The company also unveiled new enterprise capabilities for Lakebase, including cross-cloud disaster recovery, Git-style branching and snapshots for safer database experimentation, and autonomous database operations that enable AI agents to monitor performance, identify slowdowns, recommend indexes and assist with recovery.
Databricks positions LTAP as a response to the rapid rise of agentic AI, where software agents increasingly perform tasks that require constant access to live enterprise data. As organizations deploy more AI-driven applications, maintaining multiple copies of operational and analytical data can increase costs, create synchronization issues and delay decision making.
The new architecture is built around three principles: a single governed source of truth managed through Unity Catalog, independent scaling of transactional and analytical workloads, and the elimination of ETL pipelines and replica infrastructure. The company says this approach simplifies governance while ensuring AI applications always operate on current data.
Industry observers see this as part of a broader shift toward AI-native data infrastructure, where enterprises seek to reduce complexity while enabling real-time AI workloads across business applications.
"For the health systems we serve, speed and accuracy in the revenue cycle directly affect their ability to deliver care," said Grant Veazey, CTO of Ensemble. "Lakebase and LTAP extend that foundation by unifying operational and analytical workloads on a single layer, giving our AI systems real-time access to the data they need."

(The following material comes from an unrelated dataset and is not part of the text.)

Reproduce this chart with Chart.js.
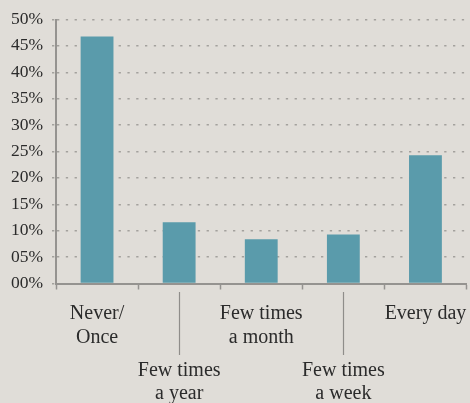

As enterprises move beyond AI experimentation toward production deployments, vendors are increasingly redesigning data platforms to support AI agents that continuously interact with enterprise systems rather than simply analyze historical information. By eliminating the traditional divide between operational and analytical data, Databricks is betting that a unified architecture will become a foundational requirement for AI-driven applications.
LTAP will be available as part of Lakebase, with Databricks saying the new architecture is coming soon.